Exercise description: Retype the lines from the first one in the records down to the line containing "plt.rcParams['font.family'] = ['Roboto', 'DejaVu", counting both, and leave out any pictures.

Plotting code records
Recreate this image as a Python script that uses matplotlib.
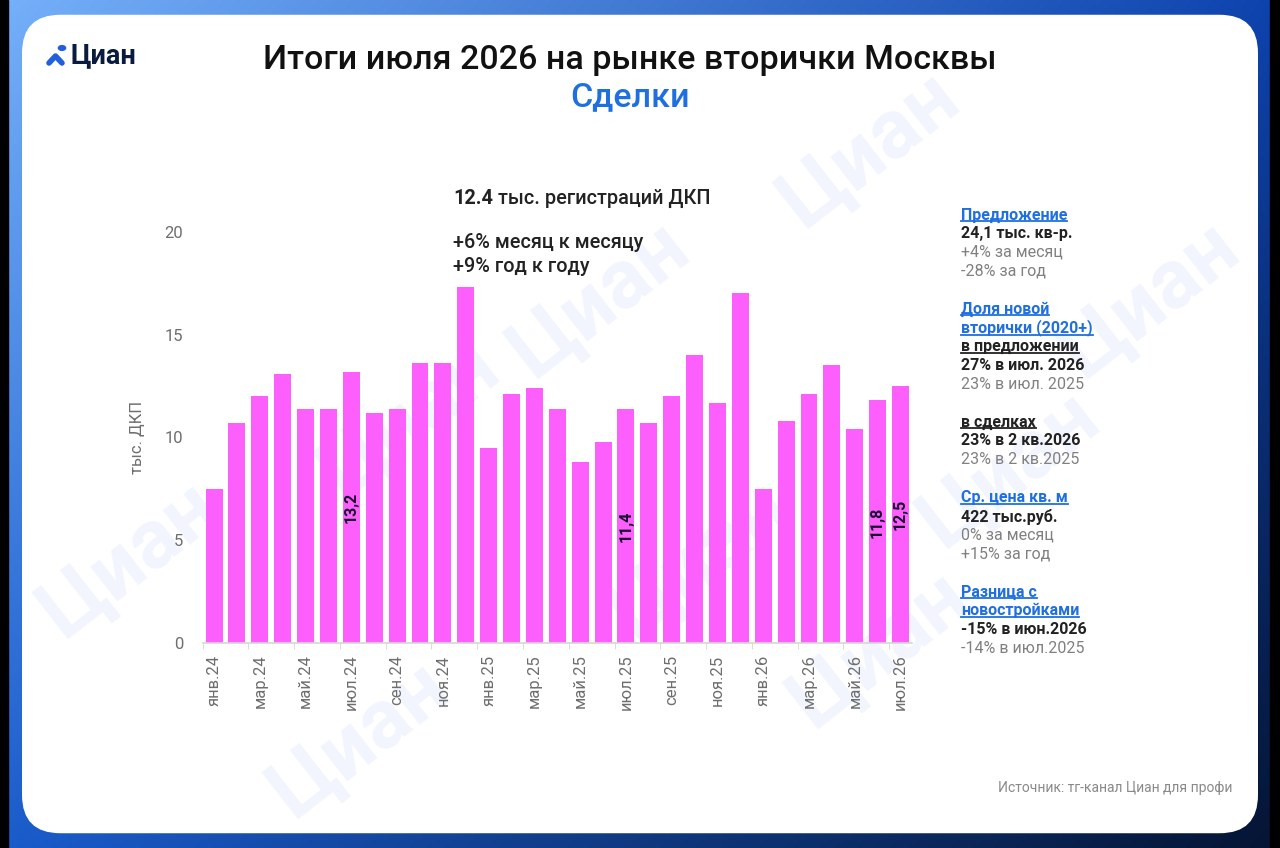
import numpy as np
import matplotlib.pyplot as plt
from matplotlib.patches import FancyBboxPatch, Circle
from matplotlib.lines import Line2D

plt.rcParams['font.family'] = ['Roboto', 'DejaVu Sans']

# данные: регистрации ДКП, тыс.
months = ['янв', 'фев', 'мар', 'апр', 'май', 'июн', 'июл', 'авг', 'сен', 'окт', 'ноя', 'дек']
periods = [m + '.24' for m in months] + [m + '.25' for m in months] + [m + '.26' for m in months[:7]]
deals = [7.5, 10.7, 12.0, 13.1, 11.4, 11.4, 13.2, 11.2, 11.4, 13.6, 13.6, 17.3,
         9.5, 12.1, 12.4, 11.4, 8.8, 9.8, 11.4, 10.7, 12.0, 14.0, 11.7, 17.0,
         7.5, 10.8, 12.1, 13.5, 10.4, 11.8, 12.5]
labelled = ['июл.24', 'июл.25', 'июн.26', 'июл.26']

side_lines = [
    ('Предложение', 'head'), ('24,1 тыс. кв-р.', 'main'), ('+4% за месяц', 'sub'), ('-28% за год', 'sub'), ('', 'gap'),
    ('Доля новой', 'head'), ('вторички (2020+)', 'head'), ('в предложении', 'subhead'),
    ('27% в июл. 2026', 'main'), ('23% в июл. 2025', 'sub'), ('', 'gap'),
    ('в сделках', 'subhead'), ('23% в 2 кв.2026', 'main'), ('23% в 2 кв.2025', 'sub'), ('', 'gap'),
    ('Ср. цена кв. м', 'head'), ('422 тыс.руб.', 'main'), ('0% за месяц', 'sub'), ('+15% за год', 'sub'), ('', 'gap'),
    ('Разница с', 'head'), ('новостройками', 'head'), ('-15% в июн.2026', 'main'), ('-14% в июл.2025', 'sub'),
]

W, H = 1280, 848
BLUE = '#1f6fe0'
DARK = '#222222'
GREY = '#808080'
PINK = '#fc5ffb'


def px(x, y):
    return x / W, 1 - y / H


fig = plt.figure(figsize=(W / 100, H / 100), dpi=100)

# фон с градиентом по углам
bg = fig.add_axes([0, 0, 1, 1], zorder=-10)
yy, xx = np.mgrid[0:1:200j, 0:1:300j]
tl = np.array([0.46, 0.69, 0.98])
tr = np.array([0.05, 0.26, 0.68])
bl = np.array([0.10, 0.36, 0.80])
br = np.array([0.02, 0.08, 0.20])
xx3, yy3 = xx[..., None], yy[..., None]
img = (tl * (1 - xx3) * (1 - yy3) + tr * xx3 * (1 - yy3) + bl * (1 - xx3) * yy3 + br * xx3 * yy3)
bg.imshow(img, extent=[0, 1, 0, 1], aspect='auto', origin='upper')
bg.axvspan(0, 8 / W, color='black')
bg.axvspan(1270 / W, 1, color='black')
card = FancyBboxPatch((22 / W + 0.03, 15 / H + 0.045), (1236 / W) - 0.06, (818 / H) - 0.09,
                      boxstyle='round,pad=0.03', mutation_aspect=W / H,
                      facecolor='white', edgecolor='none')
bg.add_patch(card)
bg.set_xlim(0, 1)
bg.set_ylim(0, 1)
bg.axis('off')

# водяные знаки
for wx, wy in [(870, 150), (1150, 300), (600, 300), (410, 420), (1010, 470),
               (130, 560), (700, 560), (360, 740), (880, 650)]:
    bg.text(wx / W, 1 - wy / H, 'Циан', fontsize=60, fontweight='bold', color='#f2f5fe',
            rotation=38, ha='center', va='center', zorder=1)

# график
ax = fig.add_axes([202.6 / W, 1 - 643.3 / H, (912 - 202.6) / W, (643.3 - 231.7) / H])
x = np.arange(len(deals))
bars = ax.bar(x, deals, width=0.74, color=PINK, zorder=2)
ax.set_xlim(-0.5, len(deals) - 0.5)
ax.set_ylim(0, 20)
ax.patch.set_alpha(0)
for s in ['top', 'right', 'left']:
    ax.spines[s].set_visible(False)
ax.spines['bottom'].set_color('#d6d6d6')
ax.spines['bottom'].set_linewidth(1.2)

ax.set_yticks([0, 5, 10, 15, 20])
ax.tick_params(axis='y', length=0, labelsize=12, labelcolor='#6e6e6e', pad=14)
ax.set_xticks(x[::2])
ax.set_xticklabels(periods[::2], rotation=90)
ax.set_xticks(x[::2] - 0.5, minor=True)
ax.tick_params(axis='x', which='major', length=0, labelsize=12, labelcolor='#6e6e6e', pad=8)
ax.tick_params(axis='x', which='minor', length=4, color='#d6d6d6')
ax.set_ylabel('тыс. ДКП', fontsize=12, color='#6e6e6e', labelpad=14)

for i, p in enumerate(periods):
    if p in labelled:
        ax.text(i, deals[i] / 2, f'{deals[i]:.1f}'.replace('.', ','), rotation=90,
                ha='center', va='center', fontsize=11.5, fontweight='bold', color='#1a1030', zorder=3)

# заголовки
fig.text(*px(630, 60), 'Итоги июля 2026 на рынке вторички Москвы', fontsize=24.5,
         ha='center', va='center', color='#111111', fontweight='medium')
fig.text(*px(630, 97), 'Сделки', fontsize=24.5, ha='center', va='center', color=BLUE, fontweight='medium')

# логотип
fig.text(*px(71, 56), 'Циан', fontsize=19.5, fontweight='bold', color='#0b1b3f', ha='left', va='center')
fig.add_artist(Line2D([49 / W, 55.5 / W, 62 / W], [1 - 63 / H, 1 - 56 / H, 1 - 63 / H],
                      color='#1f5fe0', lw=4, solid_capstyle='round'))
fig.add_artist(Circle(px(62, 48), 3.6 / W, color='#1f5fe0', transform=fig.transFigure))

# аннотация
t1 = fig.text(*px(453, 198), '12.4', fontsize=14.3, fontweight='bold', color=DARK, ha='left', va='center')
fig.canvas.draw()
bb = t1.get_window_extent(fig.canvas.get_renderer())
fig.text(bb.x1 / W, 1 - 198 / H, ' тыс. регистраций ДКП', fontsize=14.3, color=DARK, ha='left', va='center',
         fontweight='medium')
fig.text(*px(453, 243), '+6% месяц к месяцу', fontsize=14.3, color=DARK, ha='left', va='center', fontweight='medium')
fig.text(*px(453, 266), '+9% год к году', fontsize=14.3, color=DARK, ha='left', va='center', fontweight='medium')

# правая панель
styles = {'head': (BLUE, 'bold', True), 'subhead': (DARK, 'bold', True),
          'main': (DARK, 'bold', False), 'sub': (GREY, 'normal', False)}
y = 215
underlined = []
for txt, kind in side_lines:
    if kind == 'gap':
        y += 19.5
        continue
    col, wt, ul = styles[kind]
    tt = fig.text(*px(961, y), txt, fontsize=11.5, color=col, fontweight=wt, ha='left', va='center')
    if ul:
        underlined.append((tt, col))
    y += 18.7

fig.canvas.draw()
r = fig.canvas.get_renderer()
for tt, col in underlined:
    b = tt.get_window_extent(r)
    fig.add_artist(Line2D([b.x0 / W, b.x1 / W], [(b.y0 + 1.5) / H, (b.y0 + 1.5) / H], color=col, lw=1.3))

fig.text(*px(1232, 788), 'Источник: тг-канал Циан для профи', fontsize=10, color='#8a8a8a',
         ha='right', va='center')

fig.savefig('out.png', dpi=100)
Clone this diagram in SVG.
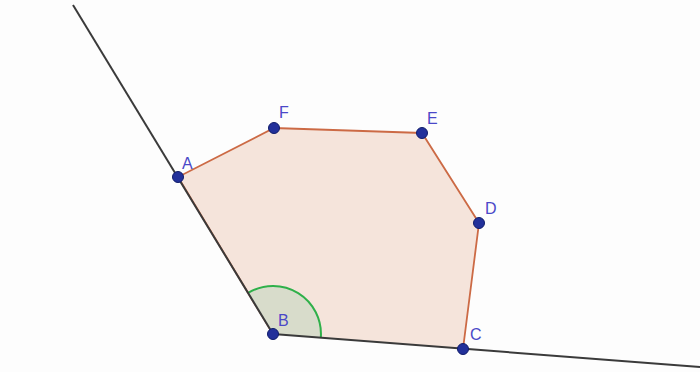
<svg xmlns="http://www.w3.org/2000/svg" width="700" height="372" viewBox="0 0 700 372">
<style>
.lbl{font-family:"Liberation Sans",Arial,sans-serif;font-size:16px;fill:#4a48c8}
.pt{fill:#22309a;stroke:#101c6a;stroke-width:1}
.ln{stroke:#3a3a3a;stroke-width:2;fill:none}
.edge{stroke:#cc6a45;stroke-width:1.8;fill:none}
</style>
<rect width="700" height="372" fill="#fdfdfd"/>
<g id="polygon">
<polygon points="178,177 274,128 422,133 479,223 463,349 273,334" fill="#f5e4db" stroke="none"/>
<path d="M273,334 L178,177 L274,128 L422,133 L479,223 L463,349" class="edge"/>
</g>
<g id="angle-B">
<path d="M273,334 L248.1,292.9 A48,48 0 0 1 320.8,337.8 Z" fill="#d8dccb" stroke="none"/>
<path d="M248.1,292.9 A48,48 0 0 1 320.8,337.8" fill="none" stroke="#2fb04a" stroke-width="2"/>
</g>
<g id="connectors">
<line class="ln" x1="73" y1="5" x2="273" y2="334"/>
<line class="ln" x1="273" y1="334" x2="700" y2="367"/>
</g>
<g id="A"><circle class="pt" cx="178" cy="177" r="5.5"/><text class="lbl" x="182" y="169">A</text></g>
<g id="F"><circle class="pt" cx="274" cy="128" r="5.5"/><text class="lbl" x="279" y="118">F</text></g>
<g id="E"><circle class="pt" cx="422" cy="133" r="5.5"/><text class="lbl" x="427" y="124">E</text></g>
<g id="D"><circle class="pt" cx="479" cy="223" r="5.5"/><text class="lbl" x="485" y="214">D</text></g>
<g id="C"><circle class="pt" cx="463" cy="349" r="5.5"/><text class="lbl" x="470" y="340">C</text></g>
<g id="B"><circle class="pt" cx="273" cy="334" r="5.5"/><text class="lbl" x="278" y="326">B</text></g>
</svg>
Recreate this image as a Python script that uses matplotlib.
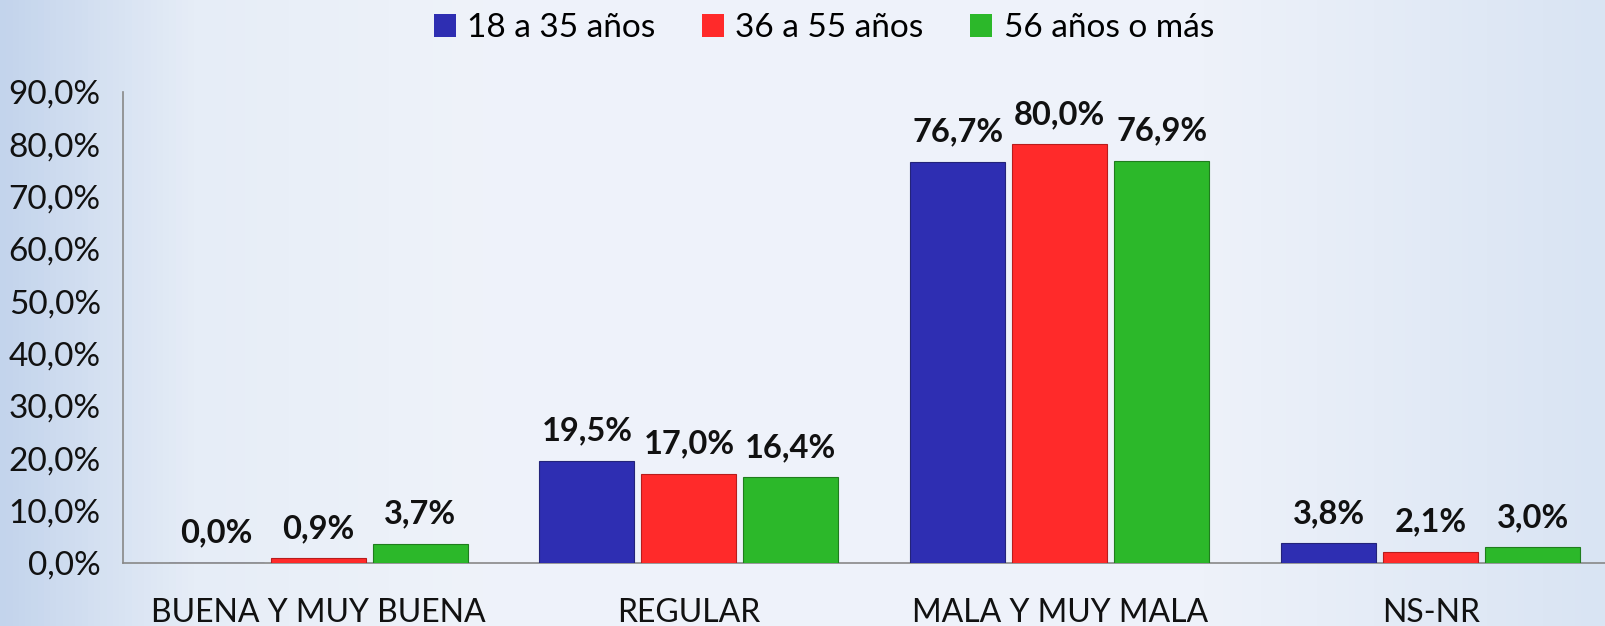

Task output:
Recreate this image as a Python script that uses matplotlib.
import numpy as np
import matplotlib.pyplot as plt
from matplotlib.patches import FancyBboxPatch, Circle
from matplotlib.lines import Line2D

plt.rcParams['font.family'] = ['Roboto', 'DejaVu Sans']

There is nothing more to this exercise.